Yi builds compositions from collapsing scaffolds and fragile grids—visual echoes of Korea’s accelerated modernization and the instability it leaves behind. The body becomes a building in a system of strain and support. These painted architectures recall both the optimism and the failures of modern progress: the scaffolding of ambition, the memory of disaster, and the quiet fear of things needing maintenance and repair.
Themes in this show unfold across thirty paintings in four zones: the front gallery filled with yawning figures, the rear with wrestlers and referees locked in struggle, a small side room devoted entirely to dogs, and the large green “lab” where new experiments take shape. A dark humor haunts these scenes: the painting titles circle ideas of obedience and training, choreography and competition, power and artifice. They puncture solemnity—Portrait of one who pretends to listen while secretly worrying when the conversation will end or Portrait of someone forcing a faint smile while hiding the envy at a friend’s success—turning existential unease into wry self-awareness. Taken together in this Mutant lab, these rooms form a kind of behavioral study: a world in which every gesture, impulse and repetition becomes data.
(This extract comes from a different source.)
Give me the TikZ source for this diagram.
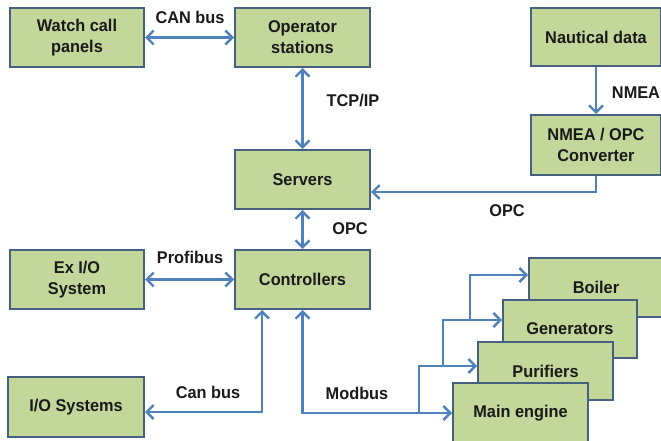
\documentclass[tikz,border=0pt]{standalone}
\usepackage{fontspec}
\setmainfont{Liberation Sans}[FakeStretch=0.96]
\usetikzlibrary{arrows.meta}
\definecolor{boxfill}{HTML}{C4D79B}
\definecolor{boxline}{HTML}{46607F}
\definecolor{arrcol}{HTML}{4F81BD}
\definecolor{txt}{HTML}{1A1A1A}
\tikzset{
  box/.style={draw=boxline, fill=boxfill, line width=2pt, align=center,
    font=\fontsize{17}{21}\selectfont\bfseries, text=txt, inner sep=0pt},
  lbl/.style={font=\fontsize{17}{21}\selectfont\bfseries, text=txt},
  tipb/.tip={Straight Barb[length=7pt,width=14pt,line width=2.4pt]},
  arr/.style={draw=arrcol, line width=2.8pt, arrows={-tipb}},
  darr/.style={draw=arrcol, line width=2.8pt, arrows={tipb-tipb}}
}
\begin{document}
\begin{tikzpicture}[x=1pt,y=-1pt]
\useasboundingbox (0,0) rectangle (661,441);
\clip (0,0) rectangle (661,441);
\fill[white] (0,0) rectangle (661,441);
% boxes
\node[box, minimum width=134pt, minimum height=59pt] (watch) at (77,37.5) {Watch call\\panels};
\node[box, minimum width=135pt, minimum height=59pt] (oper) at (302.5,37.5) {Operator\\stations};
\node[box, minimum width=135pt, minimum height=59pt] (serv) at (302.5,179.5) {Servers};
\node[box, minimum width=135pt, minimum height=59pt] (ctrl) at (302.5,279.5) {Controllers};
\node[box, minimum width=134pt, minimum height=59pt] (exio) at (77,279.5) {Ex I/O\\System};
\node[box, minimum width=136pt, minimum height=60pt] (io) at (76,407) {I/O Systems};
\node[box, minimum width=130pt, minimum height=58pt] (naut) at (596,37) {Nautical data};
\node[box, minimum width=130pt, minimum height=60pt] (conv) at (596,145) {NMEA / OPC\\Converter};
\node[box, minimum width=134pt, minimum height=59pt] (boiler) at (596,287.5) {Boiler};
\node[box, minimum width=134pt, minimum height=58pt] (gen) at (570,329) {Generators};
\node[box, minimum width=135pt, minimum height=58pt] (pur) at (545.5,371) {Purifiers};
\node[box, minimum width=135pt, minimum height=60pt] (main) at (520.5,413) {Main engine};
% labels
\node[lbl] (l1) at (190,17) {CAN bus};
\node[lbl] (l2) at (353,101) {TCP/IP};
\node[lbl] (l3) at (636,93) {NMEA};
\node[lbl] (l4) at (507,211) {OPC};
\node[lbl] (l5) at (350,229) {OPC};
\node[lbl] (l6) at (190,257) {Profibus};
\node[lbl] (l7) at (208,392) {Can bus};
\node[lbl] (l8) at (357,393) {Modbus};
% connectors
\draw[darr] (watch) -- (oper);
\draw[darr] (oper) -- (serv);
\draw[darr] (serv) -- (ctrl);
\draw[arr] (naut) -- (conv);
\draw[arr] (conv.south) |- (serv.east |- 0,192);
\draw[darr] (exio) -- (ctrl);
\draw[darr] (ctrl.south -| 262,0) |- (io.east |- 0,412);
\draw[darr] (ctrl.south) |- (main.west);
\coordinate (b1) at (419,413);
\coordinate (b2) at (443,366);
\coordinate (b3) at (470,320);
\draw[arr] (b1) |- (pur.west |- 0,366);
\draw[arr] (b2) |- (gen.west |- 0,320);
\draw[arr] (b3) |- (boiler.west |- 0,275);
\end{tikzpicture}
\end{document}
If these works carry a hint of science fiction, it’s not because they depict another world, but because they expose how mysterious our own is. They suggest parallel realities or biotech mutations, yet their real subject is human nature—the tangle of emotion, imitation, and desire that shapes our behavior. As the titles imply, Yi’s repetitions probe the “unknowability of the other.” His figures multiply like frames in a time-lapse, a kind of psychological Cubism where dilation replaces motion and emotion finds form. The proliferation of bodies provides a surplus of “body language,” yet even with this abundance of gesture, the inner world remains hidden. Behind the many “windows” of the eyes, each of our "buildings" is sealed off; surrounded by others, we remain unknowable to one another.